ファクタリングによって少なくした分の運転資金を確保してからでないとなかなかファクタリングをやめることができません。
安いといっても手数料はかかる
また、普通のファクタリングよりも低い手数料で、診療報酬を早期に現金化できますが手数料がかかることには変わりがありません。

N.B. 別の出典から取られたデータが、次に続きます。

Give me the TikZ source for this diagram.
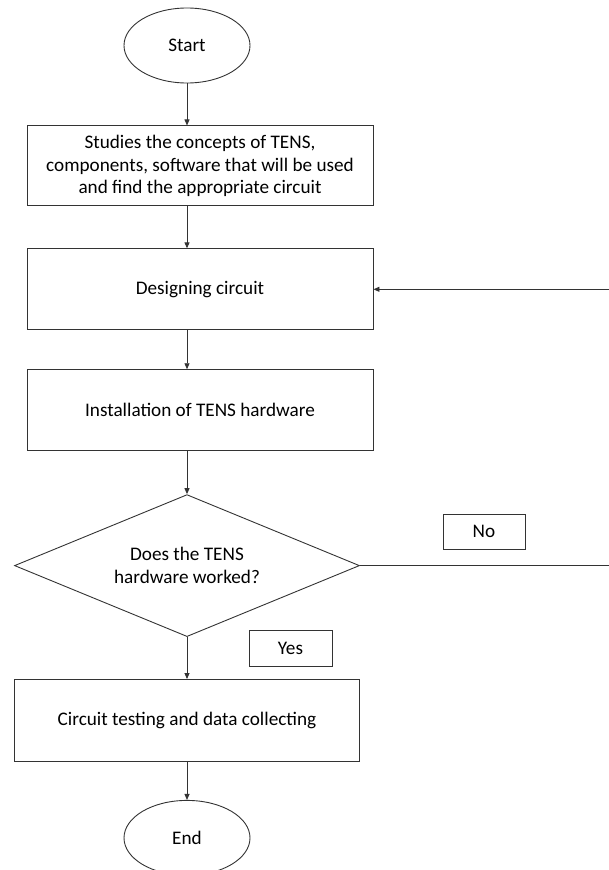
\documentclass[tikz,border=0pt]{standalone}
\usepackage{fontspec}
\setmainfont{Carlito}
\usetikzlibrary{positioning, arrows.meta, shapes.geometric}

\begin{document}
\begin{tikzpicture}[x=1pt, y=-1pt, node distance=42pt]
    \tikzset{
        every node/.style={font=\fontsize{19.2}{22.5}\selectfont},
        terminal/.style={ellipse, draw=black!80, line width=0.9pt,
                     minimum width=126pt, minimum height=75pt, inner sep=0pt},
        block/.style={rectangle, draw=black!80, line width=0.9pt, align=center,
                     minimum width=346pt, minimum height=81pt, inner sep=0pt},
        decision/.style={diamond, draw=black!80, line width=0.9pt, align=center, aspect=2.43,
                     minimum width=345pt, minimum height=142pt, inner sep=0pt},
        tag/.style={rectangle, draw=black!80, line width=0.9pt,
                     minimum width=82pt, minimum height=35pt, inner sep=0pt},
        arrow/.style={draw=black!80, line width=0.9pt, -{Triangle[length=6pt, width=5pt]}}
    }
    \useasboundingbox (0,0) rectangle (608,870);
    \node[terminal] (start) at (187,45.5) {Start};
    \node[block, below=42pt of start, xshift=13pt, minimum height=80pt] (concepts)
        {Studies the concepts of TENS,\\components, software that will be used\\and find the appropriate circuit};
    \node[block, below=of concepts] (design) {Designing circuit};
    \node[block, below=39pt of design] (install) {Installation of TENS hardware};
    \node[decision, below=43pt of install, xshift=-13pt] (decide) {Does the TENS\\hardware worked?};
    \node[block, below=of decide, minimum width=345pt, minimum height=82pt] (test)
        {Circuit testing and data collecting};
    \node[terminal, below=38pt of test] (finish) {End};
    \node[tag] (no) at (484,531.5) {No};
    \node[tag, minimum width=83pt, minimum height=36pt] (yes) at (290.5,648) {Yes};
    \coordinate (loop) at (612,0);
    \draw[arrow] (start) -- (start |- concepts.north);
    \draw[arrow] (start |- concepts.south) -- (start |- design.north);
    \draw[arrow] (start |- design.south) -- (start |- install.north);
    \draw[arrow] (start |- install.south) -- (decide.north);
    \draw[arrow] (decide.south) -- (decide.south |- test.north);
    \draw[arrow] (finish |- test.south) -- (finish);
    \draw[arrow] (decide.east) -- (decide.east -| loop) -- (design.east -| loop) -- (design.east);
\end{tikzpicture}
\end{document}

仮に売上に対して手数料1%で診療報酬ファクタリングを行うとしても、営業利益率20%の病院の場合、ファクタリングを導入することによって営業利益率は19%となり、前後の営業利益を比較すると-5%となってしまいます。
手数料が低いといっても営業利益が低くなることに変わりはありません。
調剤薬局や介護事業所の場合も使える
ちなみに、病院の診療報酬債権のファクタリングのように調剤薬局や介護事業所に対しても専用のファクタリングサービスがあります。
調剤薬局の場合は調剤報酬ファクタリング、介護事業所の場合は介護報酬ファクタリングと呼ばれています。
診療報酬ファクタリングと同様に、請求する相手が国民健康保険団体連合会や社会保険診療報酬支払基金になりますので、手数料は普通のファクタリングよりも低く設定されています。
資金繰りで悩んでいる調剤薬局や介護事業所はぜひ検討してみてください。
診療報酬ファクタリングについてまとめ
以上のように診療報酬ファクタリングについて説明してきました。
一般的なファクタリングよりも手数料が低く、取引先との今後の関係性に大きな影響を与えることがないので普通のファクタリングよりも資金繰りの与えるマイナスの影響が少なくて済みます。
診療報酬ファクタリングを利用することで、手数料0.5~2%で診療報酬の現金化を1~2か月早めることができます。
ただし、導入することによって手元に残る営業利益が少なくなることに変わりはありませんし、一度はじめると止めづらいので注意してください。
ちなみに、病院だけではなく、調剤薬局や介護事業所にも同じようなファクタリングサービスがあるので、資金繰りに困っている調剤薬局や介護事業所の方は合わせてチェックしてみてください。